16 Jul 2020 data law Print

DPC hails ‘decisive’ EU-US data ruling

The Data Protection Commission (DPC) has strongly welcomed a decision by the European Court of Justice (ECJ) to rule that the EU-US Privacy Shield agreement, which covers the transfers of personal data from the EU, is invalid.

At the same time, however, the ECJ also upheld the use of the European Commission’s standard contractual clauses (SCCs), which are template contracts covering the transfer of data to third countries in general.

One data lawyer described the judgment as “a wake-up call” for EU businesses.

Validity

SCCs and Privacy Shield are widely used by organisations to legitimise transfers of personal data from the EU to third countries such as the US, where technology companies are legally obliged to give government agencies access to data on national security grounds.

The case, known as Schrems II, was initiated by the DPC to query the validity of SCCs, but also because it wanted “a decisive statement” from the EU’s top court on Privacy Shield.

“Today’s judgment provides just that, firmly endorsing the substance of the concerns expressed by the DPC (and by the Irish High Court) to the effect that EU citizens do not enjoy the level of protection demanded by EU law when their data is transferred to the United States,” the data regulator said.

Protection

Austrian campaigner Max Schrems had complained to the DPC that the US does not offer sufficient protection for data transferred to that country. He was seeking the suspension or prohibition of future transfers by Facebook Ireland of his personal data from the EU to the US.

As a result of an earlier case taken by Schrems, in 2015 the ECJ invalidated the EU-US Safe Harbor framework which was the predecessor to Privacy Shield.

The DPC said the latest judgment would require careful consideration in the coming days and weeks, but it was clear that its scope went far beyond Facebook and Mr Schrems.

Surveillance

On Privacy Shield, the ECJ found that the protection of personal data in the US under its domestic law did not satisfy the requirements of EU data privacy law.

“In respect of certain surveillance programmes, those provisions do not indicate any limitations on the power they confer to implement those programmes, or the existence of guarantees for potentially targeted non-US persons,” the court found.

It decided, however, that SCCs did contain effective mechanisms that make it possible, in practice, to ensure compliance with the level of protection required by EU law.

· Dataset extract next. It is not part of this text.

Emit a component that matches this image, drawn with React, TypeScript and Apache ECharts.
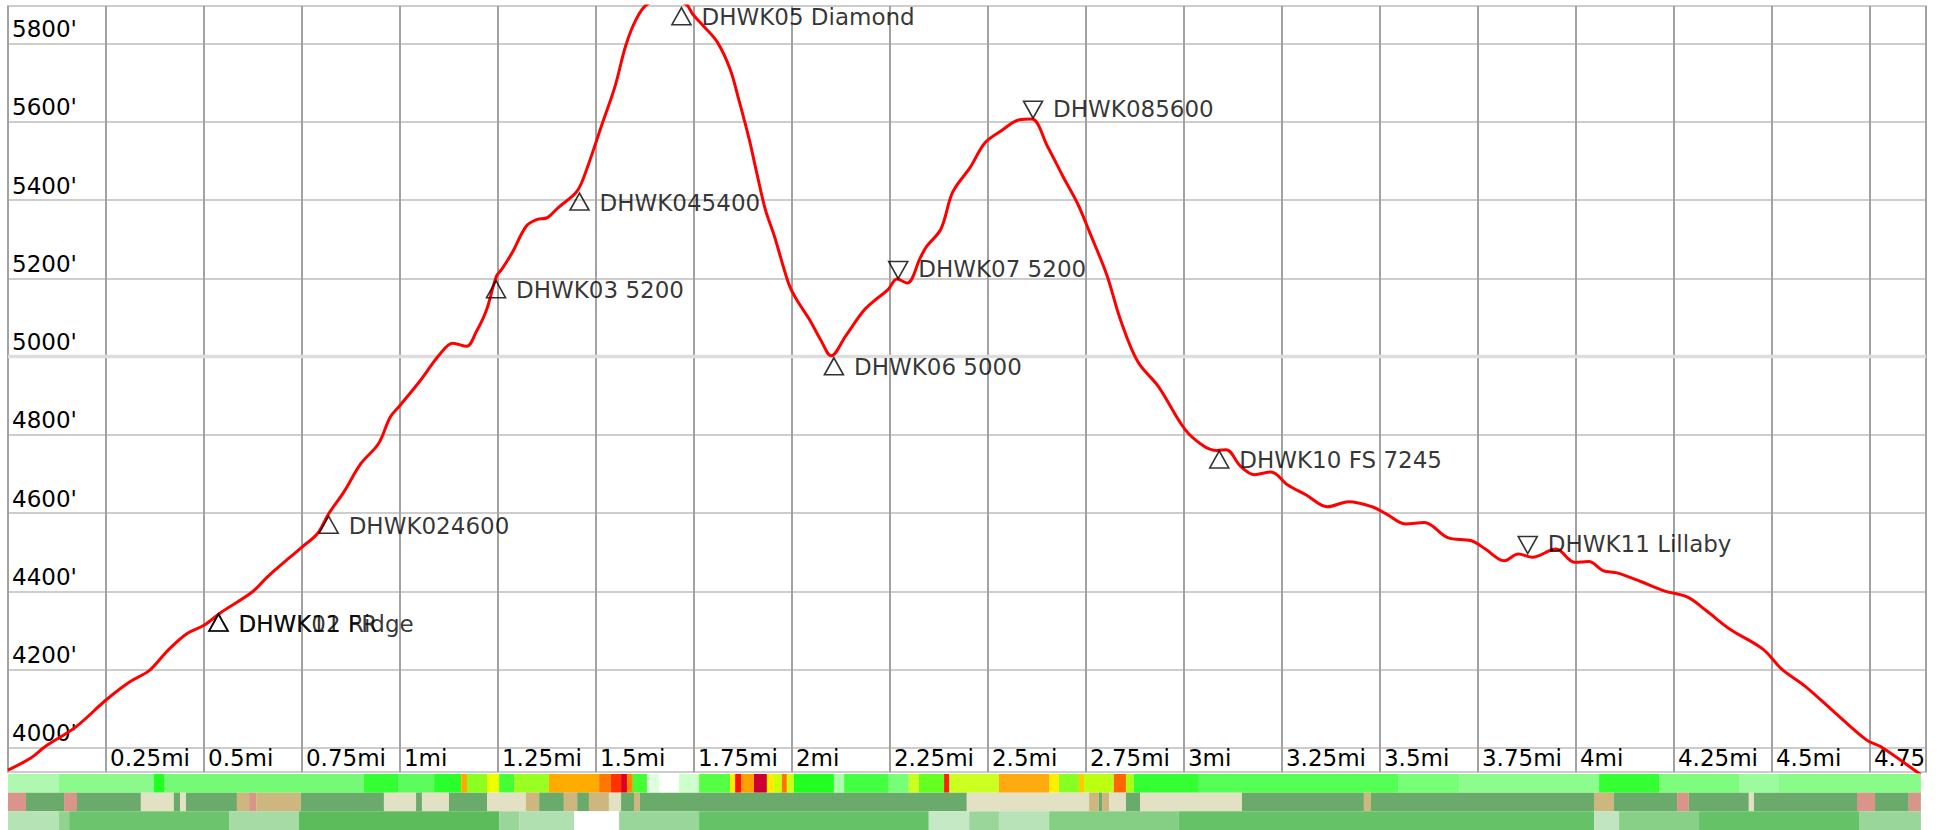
import React, { useEffect, useRef } from 'react';
import * as echarts from 'echarts';

// Elevation profile: [miles, feet]
const elevation: [number, number][] = [
  [0, 3943], [0.057, 3973], [0.095, 4003], [0.174, 4054], [0.25, 4122], [0.31, 4168], [0.36, 4197],
  [0.408, 4249], [0.457, 4292], [0.5, 4313], [0.545, 4347], [0.623, 4398], [0.662, 4437], [0.75, 4513],
  [0.789, 4547], [0.818, 4598], [0.857, 4654], [0.9, 4726], [0.945, 4777], [0.975, 4845], [1.0, 4875],
  [1.053, 4940], [1.1, 5004], [1.135, 5034], [1.17, 5026], [1.194, 5062], [1.22, 5117], [1.246, 5205],
  [1.259, 5222], [1.286, 5265], [1.322, 5333], [1.349, 5350], [1.376, 5355], [1.403, 5380], [1.449, 5419],
  [1.467, 5453], [1.517, 5598], [1.549, 5692], [1.576, 5795], [1.603, 5863], [1.63, 5900], [1.68, 5915],
  [1.73, 5900], [1.747, 5875], [1.774, 5845], [1.81, 5803], [1.842, 5735], [1.864, 5658], [1.891, 5555],
  [1.91, 5470], [1.932, 5376], [1.955, 5308], [1.991, 5188], [2.009, 5150], [2.045, 5094], [2.073, 5043],
  [2.1, 5002], [2.136, 5051], [2.181, 5115], [2.208, 5141], [2.245, 5171], [2.268, 5198], [2.294, 5188],
  [2.328, 5254], [2.344, 5282], [2.38, 5326], [2.41, 5420], [2.455, 5484], [2.492, 5546], [2.534, 5577],
  [2.58, 5605], [2.612, 5607], [2.652, 5537], [2.691, 5461], [2.73, 5388], [2.76, 5316], [2.803, 5209],
  [2.838, 5094], [2.882, 4987], [2.935, 4923], [3.003, 4813], [3.052, 4770], [3.084, 4760], [3.108, 4762],
  [3.144, 4720], [3.18, 4698], [3.222, 4705], [3.264, 4672], [3.312, 4646], [3.366, 4616], [3.42, 4629],
  [3.48, 4616], [3.517, 4597], [3.565, 4572], [3.613, 4576], [3.673, 4537], [3.733, 4529], [3.769, 4508],
  [3.817, 4478], [3.853, 4495], [3.889, 4487], [3.949, 4508], [3.997, 4474], [4.033, 4476], [4.069, 4453],
  [4.105, 4447], [4.165, 4425], [4.225, 4401], [4.285, 4385], [4.333, 4350], [4.393, 4303], [4.477, 4252],
  [4.525, 4201], [4.585, 4157], [4.657, 4093], [4.741, 4020], [4.777, 4003], [4.873, 3936], [4.9, 3915],
];

// Waypoints
const wpNames = [
  'DHWK01 Ridge', 'DHWK12 FR', 'DHWK024600', 'DHWK03 5200', 'DHWK045400', 'DHWK05 Diamond',
  'DHWK06 5000', 'DHWK07 5200', 'DHWK085600', 'DHWK10 FS 7245', 'DHWK11 Lillaby',
];
const wpMiles = [0.537, 0.537, 0.818, 1.245, 1.458, 1.718, 2.107, 2.271, 2.615, 3.09, 3.877];
const wpFeet = [4343, 4343, 4593, 5195, 5419, 5893, 4998, 5198, 5608, 4760, 4495];
const wpDirs = ['up', 'up', 'up', 'up', 'up', 'up', 'up', 'down', 'down', 'up', 'down'];

// Bands below the plot: [startMi, endMi, colour]
const slopeBand: [number, number, string][] = [
  [0, 0.13, '#aff8af'], [0.13, 0.372, '#8cf98c'], [0.372, 0.398, '#22ff22'], [0.398, 0.908, '#74fa74'],
  [0.908, 0.997, '#33ff33'], [0.997, 1.087, '#5cfc5c'], [1.087, 1.156, '#2bff2b'], [1.156, 1.171, '#ffaa00'],
  [1.171, 1.222, '#8cff20'], [1.222, 1.253, '#eeff00'], [1.253, 1.291, '#44ff33'], [1.291, 1.38, '#99ff22'],
  [1.38, 1.508, '#ffab00'], [1.508, 1.538, '#ff7700'], [1.538, 1.564, '#ff3300'], [1.564, 1.579, '#dd0022'],
  [1.579, 1.594, '#ff8800'], [1.594, 1.63, '#44ff33'], [1.63, 1.661, '#ddffdd'], [1.661, 1.712, '#ffffff'],
  [1.712, 1.763, '#ccffcc'], [1.763, 1.842, '#55ff44'], [1.842, 1.855, '#ffee00'], [1.855, 1.87, '#ff1100'],
  [1.87, 1.903, '#ffa000'], [1.903, 1.936, '#cc0033'], [1.936, 1.954, '#ffee00'], [1.954, 1.974, '#ccff00'],
  [1.974, 1.987, '#ff7700'], [1.987, 2.005, '#ccff11'], [2.005, 2.107, '#22ff22'], [2.107, 2.133, '#aaffaa'],
  [2.133, 2.247, '#44ff44'], [2.247, 2.298, '#77ff77'], [2.298, 2.324, '#ccff22'], [2.324, 2.388, '#66ff22'],
  [2.388, 2.401, '#ff2200'], [2.401, 2.528, '#ccff22'], [2.528, 2.656, '#ffaa10'], [2.656, 2.681, '#ffee00'],
  [2.681, 2.732, '#88ff22'], [2.732, 2.745, '#ffcc00'], [2.745, 2.821, '#bbff11'], [2.821, 2.852, '#ff6600'],
  [2.852, 2.872, '#aaff11'], [2.872, 3.038, '#33ff33'], [3.038, 3.548, '#55ff55'], [3.548, 3.702, '#77ff77'],
  [3.702, 4.059, '#8cfc8c'], [4.059, 4.212, '#33ff33'], [4.212, 4.416, '#7dfc7d'], [4.416, 4.518, '#9cfb9c'],
  [4.518, 4.88, '#88fb88'],
];
const surfaceBand: [number, number, string][] = [
  [0, 0.046, '#d9958a'], [0.046, 0.143, '#6aaa6a'], [0.143, 0.176, '#d9958a'], [0.176, 0.339, '#6aaa6a'],
  [0.339, 0.423, '#e3e1c3'], [0.423, 0.439, '#6aaa6a'], [0.439, 0.454, '#e3e1c3'], [0.454, 0.584, '#6aaa6a'],
  [0.584, 0.615, '#cdb77f'], [0.615, 0.633, '#d9958a'], [0.633, 0.747, '#cdb77f'], [0.747, 0.959, '#6aaa6a'],
  [0.959, 1.041, '#e3e1c3'], [1.041, 1.056, '#6aaa6a'], [1.056, 1.125, '#e3e1c3'], [1.125, 1.222, '#6aaa6a'],
  [1.222, 1.321, '#e3e1c3'], [1.321, 1.355, '#cdb77f'], [1.355, 1.418, '#6aaa6a'], [1.418, 1.452, '#cdb77f'],
  [1.452, 1.482, '#6aaa6a'], [1.482, 1.533, '#cdb77f'], [1.533, 1.564, '#e3e1c3'], [1.564, 1.597, '#6aaa6a'],
  [1.597, 1.612, '#cdb77f'], [1.612, 2.446, '#6aaa6a'], [2.446, 2.758, '#e3e1c3'], [2.758, 2.783, '#cdb77f'],
  [2.783, 2.791, '#6aaa6a'], [2.791, 2.809, '#cdb77f'], [2.809, 2.852, '#e3e1c3'], [2.852, 2.888, '#6aaa6a'],
  [2.888, 3.148, '#e3e1c3'], [3.148, 3.459, '#6aaa6a'], [3.459, 3.477, '#cdb77f'], [3.477, 4.046, '#6aaa6a'],
  [4.046, 4.097, '#cdb77f'], [4.097, 4.258, '#6aaa6a'], [4.258, 4.288, '#d9958a'], [4.288, 4.441, '#6aaa6a'],
  [4.441, 4.454, '#e3e1c3'], [4.454, 4.717, '#6aaa6a'], [4.717, 4.763, '#d9958a'], [4.763, 4.849, '#6aaa6a'],
  [4.849, 4.88, '#d9958a'],
];
const coverBand: [number, number, string][] = [
  [0, 0.13, '#b5e3b5'], [0.13, 0.156, '#8fd38f'], [0.156, 0.564, '#6cc46c'], [0.564, 0.742, '#a6dba6'],
  [0.742, 1.253, '#5cbc5c'], [1.253, 1.304, '#99d699'], [1.304, 1.444, '#b0e0b0'], [1.444, 1.559, '#ffffff'],
  [1.559, 1.763, '#99d699'], [1.763, 2.349, '#66c266'], [2.349, 2.452, '#c5e8c5'], [2.452, 2.528, '#9ad69a'],
  [2.528, 2.656, '#b8e2b8'], [2.656, 2.987, '#85cf85'], [2.987, 4.046, '#66c266'], [4.046, 4.11, '#c0e5c0'],
  [4.11, 4.314, '#88d088'], [4.314, 4.722, '#66c266'], [4.722, 4.88, '#99d699'],
];

const X_MAX = 4.893;
const Y_MIN = 3938;
const Y_MAX = 5896;
const FONT = 'DejaVu Sans';
const FONT_SIZE = 23;

export default function App() {
  const ref = useRef<HTMLDivElement>(null);
  useEffect(() => {
    const chart = echarts.init(ref.current!, undefined, { renderer: 'svg' });
    const bandData = [slopeBand, surfaceBand, coverBand].flatMap((band, row) =>
      band.map(([s, e, c]) => ({ value: [s, e, row], itemStyle: { color: c } }))
    );
    const wpTriangles = wpNames.map((n, i) => ({
      name: n,
      value: [wpMiles[i], wpFeet[i]],
      symbolRotate: wpDirs[i] === 'down' ? 180 : 0,
      symbolOffset: [0, wpDirs[i] === 'down' ? -9 : 9],
    }));
    const wpLabels = wpNames.map((n, i) => ({
      name: n,
      value: [wpMiles[i], wpFeet[i]],
      label: { offset: [19.5, wpDirs[i] === 'down' ? -10 : 10] },
    }));
    chart.setOption({
      animation: false,
      grid: [
        {
          left: 8, top: 6, width: 1918, height: 766, show: true, borderColor: '#999', borderWidth: 1.5,
          backgroundColor: 'transparent', containLabel: false, outerBoundsMode: 'none',
        },
        { left: 8, top: 774, width: 1918, height: 56, containLabel: false, outerBoundsMode: 'none' },
      ],
      xAxis: [
        {
          type: 'value', gridIndex: 0, min: 0, max: X_MAX, interval: 0.25,
          axisLine: { show: false }, axisTick: { show: false },
          splitLine: { show: true, lineStyle: { color: '#a2a2a2', width: 2 } },
          axisLabel: {
            inside: true, showMinLabel: false, showMaxLabel: false, align: 'left', verticalAlign: 'bottom',
            margin: 3, padding: [0, 0, 0, 4], formatter: (v: number) => `${v}mi`,
            fontFamily: FONT, fontSize: FONT_SIZE, color: '#000',
          },
        },
        { type: 'value', gridIndex: 1, min: 0, max: X_MAX, show: false },
      ],
      yAxis: [
        {
          type: 'value', gridIndex: 0, min: Y_MIN, max: Y_MAX, splitNumber: 10,
          axisLine: { show: false }, axisTick: { show: false },
          splitLine: { show: true, lineStyle: { color: '#cdcdcd', width: 2 } },
          axisLabel: {
            inside: true, showMinLabel: false, showMaxLabel: false, align: 'left', verticalAlign: 'bottom',
            margin: 4, padding: [0, 0, 3, 0], formatter: (v: number) => `${v}'`,
            fontFamily: FONT, fontSize: FONT_SIZE, color: '#000',
          },
        },
        { type: 'value', gridIndex: 1, min: 0, max: 3, inverse: true, show: false },
      ],
      graphic: [
        { type: 'rect', shape: { x: 1927, y: 700, width: 13, height: 73 }, style: { fill: '#fff' }, z: 100 },
      ],
      series: [
        {
          type: 'line', xAxisIndex: 0, yAxisIndex: 0, data: [[0, 5000], [X_MAX, 5000]],
          symbol: 'none', lineStyle: { color: '#dddddd', width: 3.5 }, z: 1, silent: true,
        },
        {
          type: 'line', xAxisIndex: 0, yAxisIndex: 0, data: elevation, symbol: 'none', showSymbol: false,
          lineStyle: { color: '#ff0000', width: 3 }, smooth: 0.35, clip: true, z: 3, silent: true,
        },
        {
          type: 'scatter', xAxisIndex: 0, yAxisIndex: 0, data: wpTriangles, symbol: 'triangle', symbolSize: [19, 17],
          itemStyle: { color: 'rgba(0,0,0,0)', borderColor: '#000', borderWidth: 1.6 }, z: 4, silent: true,
        },
        {
          type: 'scatter', xAxisIndex: 0, yAxisIndex: 0, data: wpLabels, symbolSize: 1,
          itemStyle: { color: 'rgba(0,0,0,0)' }, z: 5, silent: true,
          label: { show: true, position: 'right', distance: 0, formatter: '{b}', fontFamily: FONT, fontSize: FONT_SIZE, color: '#000' },
        },
        {
          type: 'custom', xAxisIndex: 1, yAxisIndex: 1, data: bandData, encode: { x: [0, 1], y: 2 }, silent: true,
          renderItem: (params: any, api: any) => {
            const p0 = api.coord([api.value(0), api.value(2)]);
            const p1 = api.coord([api.value(1), api.value(2) + 1]);
            return {
              type: 'rect',
              shape: { x: p0[0], y: p0[1], width: p1[0] - p0[0], height: p1[1] - p0[1] },
              style: { fill: api.visual('color') },
            };
          },
        },
      ],
    });
    return () => chart.dispose();
  }, []);
  return <div ref={ref} style={{ position: 'absolute', left: 0, top: 0, width: 1940, height: 830 }} />;
}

This was because the company transferring the data and the recipient were obliged to ensure that the required level of protection was respected in the third country concerned, and that the data recipient was also obliged to tell the data exporter about any inability to comply with EU law.

SCCs 'questionable'

The DPC said it was clear that while SCCs were valid in principle, in practice they were now “questionable” in relation to data transfers to the US.

“This is an issue that will require further and careful examination, not least because assessments will need to be made on a case by case basis,” the data regulator said, adding that it would work with its EU counterparts to give effect to the court’s judgment.

Mr Schrems welcomed the ruling, describing it as “a total blow” to Facebook and the DPC. Facebook said it was carefully considering the findings. 

Wake-up call

John Magee, head of data protection, privacy and security at DLA Piper Ireland, said the judgment had serious implications and was a wake-up call for EU businesses.

Businesses that previously relied upon Privacy Shield will have to find an alternative method, he said.

If using SCCs, however, firms will need to verify the existence of appropriate safeguards, he said, adding that the issue was likely to trigger a new round of political discussions between the EU and US.